--- BEGIN Dataset records ---
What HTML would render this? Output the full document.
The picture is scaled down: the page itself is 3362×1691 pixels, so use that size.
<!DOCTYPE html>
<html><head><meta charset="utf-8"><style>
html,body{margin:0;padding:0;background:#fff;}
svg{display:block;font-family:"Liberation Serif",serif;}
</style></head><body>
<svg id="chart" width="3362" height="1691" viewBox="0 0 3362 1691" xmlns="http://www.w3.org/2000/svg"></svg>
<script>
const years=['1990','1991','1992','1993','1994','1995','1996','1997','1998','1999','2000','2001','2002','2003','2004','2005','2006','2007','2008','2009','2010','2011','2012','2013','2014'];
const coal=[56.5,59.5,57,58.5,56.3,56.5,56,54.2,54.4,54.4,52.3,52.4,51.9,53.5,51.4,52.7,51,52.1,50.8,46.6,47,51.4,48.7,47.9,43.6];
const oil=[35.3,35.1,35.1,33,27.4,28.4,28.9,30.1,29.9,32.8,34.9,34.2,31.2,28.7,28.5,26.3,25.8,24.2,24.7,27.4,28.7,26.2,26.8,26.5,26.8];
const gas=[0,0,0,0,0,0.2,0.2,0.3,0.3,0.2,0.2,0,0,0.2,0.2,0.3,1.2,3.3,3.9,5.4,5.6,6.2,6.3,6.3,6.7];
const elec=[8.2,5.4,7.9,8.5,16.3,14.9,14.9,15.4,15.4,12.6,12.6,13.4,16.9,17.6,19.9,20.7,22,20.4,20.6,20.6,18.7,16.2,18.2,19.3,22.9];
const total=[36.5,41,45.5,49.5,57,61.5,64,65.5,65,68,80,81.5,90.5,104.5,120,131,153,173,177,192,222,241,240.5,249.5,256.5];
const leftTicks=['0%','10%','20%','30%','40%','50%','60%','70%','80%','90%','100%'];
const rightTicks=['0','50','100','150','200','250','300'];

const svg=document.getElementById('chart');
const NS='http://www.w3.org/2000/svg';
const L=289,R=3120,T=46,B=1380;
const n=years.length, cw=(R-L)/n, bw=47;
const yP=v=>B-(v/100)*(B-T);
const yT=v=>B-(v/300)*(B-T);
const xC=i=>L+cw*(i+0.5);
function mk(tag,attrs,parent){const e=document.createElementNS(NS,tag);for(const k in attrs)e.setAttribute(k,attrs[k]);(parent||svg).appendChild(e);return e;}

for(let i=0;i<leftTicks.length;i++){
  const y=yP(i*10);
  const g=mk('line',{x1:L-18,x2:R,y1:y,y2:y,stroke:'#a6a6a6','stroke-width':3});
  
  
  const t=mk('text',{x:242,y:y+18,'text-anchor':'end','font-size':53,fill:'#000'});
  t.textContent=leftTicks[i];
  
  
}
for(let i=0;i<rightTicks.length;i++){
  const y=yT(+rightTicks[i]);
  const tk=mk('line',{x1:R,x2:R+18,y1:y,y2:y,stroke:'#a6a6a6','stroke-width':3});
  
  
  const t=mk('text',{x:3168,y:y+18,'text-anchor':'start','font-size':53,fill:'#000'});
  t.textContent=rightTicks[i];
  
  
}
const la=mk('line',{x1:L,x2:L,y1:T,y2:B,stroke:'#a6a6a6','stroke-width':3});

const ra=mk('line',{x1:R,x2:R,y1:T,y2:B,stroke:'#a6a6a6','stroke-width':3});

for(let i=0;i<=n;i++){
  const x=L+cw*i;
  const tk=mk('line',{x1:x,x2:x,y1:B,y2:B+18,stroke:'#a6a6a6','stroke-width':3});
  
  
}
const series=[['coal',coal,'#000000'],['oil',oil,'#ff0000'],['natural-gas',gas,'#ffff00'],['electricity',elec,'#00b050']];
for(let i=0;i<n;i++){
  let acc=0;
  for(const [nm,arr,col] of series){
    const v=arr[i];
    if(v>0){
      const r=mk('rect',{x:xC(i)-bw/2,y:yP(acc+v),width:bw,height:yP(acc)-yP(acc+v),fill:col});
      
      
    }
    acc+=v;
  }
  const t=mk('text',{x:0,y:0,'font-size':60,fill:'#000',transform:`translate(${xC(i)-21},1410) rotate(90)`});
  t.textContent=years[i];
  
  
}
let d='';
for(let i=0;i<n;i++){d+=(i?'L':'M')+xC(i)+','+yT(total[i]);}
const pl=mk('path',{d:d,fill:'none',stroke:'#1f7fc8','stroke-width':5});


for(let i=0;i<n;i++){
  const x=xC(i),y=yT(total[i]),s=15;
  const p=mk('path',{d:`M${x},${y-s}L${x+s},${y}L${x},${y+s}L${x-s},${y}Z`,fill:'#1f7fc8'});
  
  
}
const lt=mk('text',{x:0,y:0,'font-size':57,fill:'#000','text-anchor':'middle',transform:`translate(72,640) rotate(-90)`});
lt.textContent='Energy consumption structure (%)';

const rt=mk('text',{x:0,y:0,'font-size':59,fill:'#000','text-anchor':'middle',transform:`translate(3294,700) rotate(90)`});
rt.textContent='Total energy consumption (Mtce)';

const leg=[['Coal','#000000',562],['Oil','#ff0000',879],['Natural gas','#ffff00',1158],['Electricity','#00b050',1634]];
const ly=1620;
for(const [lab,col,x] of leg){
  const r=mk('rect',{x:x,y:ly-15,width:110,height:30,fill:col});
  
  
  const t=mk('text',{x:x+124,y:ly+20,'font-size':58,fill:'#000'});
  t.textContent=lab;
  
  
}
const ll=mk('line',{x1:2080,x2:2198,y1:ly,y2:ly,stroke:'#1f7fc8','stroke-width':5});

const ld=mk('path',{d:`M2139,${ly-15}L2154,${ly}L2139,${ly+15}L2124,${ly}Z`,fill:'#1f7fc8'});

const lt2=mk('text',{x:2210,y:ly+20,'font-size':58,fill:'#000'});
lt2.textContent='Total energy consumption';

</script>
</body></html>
--- END Dataset records ---
--- BEGIN Dataset records ---
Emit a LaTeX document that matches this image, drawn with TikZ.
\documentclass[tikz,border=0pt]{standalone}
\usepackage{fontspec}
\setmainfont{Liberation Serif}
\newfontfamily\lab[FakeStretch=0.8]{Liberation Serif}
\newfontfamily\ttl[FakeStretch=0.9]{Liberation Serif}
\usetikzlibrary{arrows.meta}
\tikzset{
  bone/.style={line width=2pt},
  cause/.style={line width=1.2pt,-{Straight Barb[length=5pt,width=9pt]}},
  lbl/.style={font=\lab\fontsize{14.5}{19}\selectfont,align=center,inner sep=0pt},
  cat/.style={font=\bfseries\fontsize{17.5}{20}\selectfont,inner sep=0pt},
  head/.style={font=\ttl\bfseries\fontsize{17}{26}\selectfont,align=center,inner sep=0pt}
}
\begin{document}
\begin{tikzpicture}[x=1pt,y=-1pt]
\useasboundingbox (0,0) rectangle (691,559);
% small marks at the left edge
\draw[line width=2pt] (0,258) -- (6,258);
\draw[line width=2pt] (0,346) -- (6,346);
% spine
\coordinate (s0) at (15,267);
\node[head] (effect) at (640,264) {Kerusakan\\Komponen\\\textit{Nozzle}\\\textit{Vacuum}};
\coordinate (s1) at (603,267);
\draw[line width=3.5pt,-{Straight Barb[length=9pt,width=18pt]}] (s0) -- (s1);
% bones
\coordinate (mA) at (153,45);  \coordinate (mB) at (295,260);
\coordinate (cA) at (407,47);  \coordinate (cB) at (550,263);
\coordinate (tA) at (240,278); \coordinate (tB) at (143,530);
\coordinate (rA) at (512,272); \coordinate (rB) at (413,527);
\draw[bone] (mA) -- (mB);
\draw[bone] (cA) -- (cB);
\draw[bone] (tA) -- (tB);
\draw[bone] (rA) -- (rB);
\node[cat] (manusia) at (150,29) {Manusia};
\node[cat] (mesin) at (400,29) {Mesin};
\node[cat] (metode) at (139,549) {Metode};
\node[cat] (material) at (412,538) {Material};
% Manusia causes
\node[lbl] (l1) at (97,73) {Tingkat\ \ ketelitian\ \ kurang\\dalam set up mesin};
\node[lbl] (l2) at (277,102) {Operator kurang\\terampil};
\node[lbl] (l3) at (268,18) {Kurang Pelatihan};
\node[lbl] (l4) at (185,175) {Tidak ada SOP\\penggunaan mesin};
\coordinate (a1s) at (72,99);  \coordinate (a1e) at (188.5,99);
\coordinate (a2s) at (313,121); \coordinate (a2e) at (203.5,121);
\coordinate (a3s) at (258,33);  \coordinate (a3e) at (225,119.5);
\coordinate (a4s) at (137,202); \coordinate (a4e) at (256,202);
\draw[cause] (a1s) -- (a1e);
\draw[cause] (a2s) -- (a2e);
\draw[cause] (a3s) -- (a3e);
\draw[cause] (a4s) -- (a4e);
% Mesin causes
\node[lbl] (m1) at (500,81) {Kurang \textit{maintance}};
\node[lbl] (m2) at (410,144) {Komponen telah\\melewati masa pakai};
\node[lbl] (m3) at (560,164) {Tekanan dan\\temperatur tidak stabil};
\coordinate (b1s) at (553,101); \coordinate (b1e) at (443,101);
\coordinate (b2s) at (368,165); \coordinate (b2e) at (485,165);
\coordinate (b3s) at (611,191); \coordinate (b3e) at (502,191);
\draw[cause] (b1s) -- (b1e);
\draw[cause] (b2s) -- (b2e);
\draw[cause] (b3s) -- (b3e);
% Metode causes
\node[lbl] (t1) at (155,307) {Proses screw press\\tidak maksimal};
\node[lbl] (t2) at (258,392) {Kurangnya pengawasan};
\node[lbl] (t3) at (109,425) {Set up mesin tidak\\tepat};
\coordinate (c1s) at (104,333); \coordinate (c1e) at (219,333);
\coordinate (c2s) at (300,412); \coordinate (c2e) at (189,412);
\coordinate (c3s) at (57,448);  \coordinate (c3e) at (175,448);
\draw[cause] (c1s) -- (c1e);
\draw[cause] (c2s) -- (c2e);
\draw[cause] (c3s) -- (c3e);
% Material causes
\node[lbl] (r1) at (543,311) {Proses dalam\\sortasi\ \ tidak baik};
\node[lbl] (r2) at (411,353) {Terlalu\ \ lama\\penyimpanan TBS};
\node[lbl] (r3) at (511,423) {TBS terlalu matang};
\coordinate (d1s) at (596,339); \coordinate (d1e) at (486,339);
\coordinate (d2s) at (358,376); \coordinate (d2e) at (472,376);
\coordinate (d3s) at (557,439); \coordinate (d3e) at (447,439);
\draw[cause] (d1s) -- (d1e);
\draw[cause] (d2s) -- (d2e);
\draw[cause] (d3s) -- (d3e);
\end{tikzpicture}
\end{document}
--- END Dataset records ---
What you should do ->
Repeat exactly the lines from the one containing "What HTML would" through the one containing "const rightTicks=['0','50','100','150','200','250','300'];", both included, and nothing else.

Task solution ->
What HTML would render this? Output the full document.
The picture is scaled down: the page itself is 3362×1691 pixels, so use that size.
<!DOCTYPE html>
<html><head><meta charset="utf-8"><style>
html,body{margin:0;padding:0;background:#fff;}
svg{display:block;font-family:"Liberation Serif",serif;}
</style></head><body>
<svg id="chart" width="3362" height="1691" viewBox="0 0 3362 1691" xmlns="http://www.w3.org/2000/svg"></svg>
<script>
const years=['1990','1991','1992','1993','1994','1995','1996','1997','1998','1999','2000','2001','2002','2003','2004','2005','2006','2007','2008','2009','2010','2011','2012','2013','2014'];
const coal=[56.5,59.5,57,58.5,56.3,56.5,56,54.2,54.4,54.4,52.3,52.4,51.9,53.5,51.4,52.7,51,52.1,50.8,46.6,47,51.4,48.7,47.9,43.6];
const oil=[35.3,35.1,35.1,33,27.4,28.4,28.9,30.1,29.9,32.8,34.9,34.2,31.2,28.7,28.5,26.3,25.8,24.2,24.7,27.4,28.7,26.2,26.8,26.5,26.8];
const gas=[0,0,0,0,0,0.2,0.2,0.3,0.3,0.2,0.2,0,0,0.2,0.2,0.3,1.2,3.3,3.9,5.4,5.6,6.2,6.3,6.3,6.7];
const elec=[8.2,5.4,7.9,8.5,16.3,14.9,14.9,15.4,15.4,12.6,12.6,13.4,16.9,17.6,19.9,20.7,22,20.4,20.6,20.6,18.7,16.2,18.2,19.3,22.9];
const total=[36.5,41,45.5,49.5,57,61.5,64,65.5,65,68,80,81.5,90.5,104.5,120,131,153,173,177,192,222,241,240.5,249.5,256.5];
const leftTicks=['0%','10%','20%','30%','40%','50%','60%','70%','80%','90%','100%'];
const rightTicks=['0','50','100','150','200','250','300'];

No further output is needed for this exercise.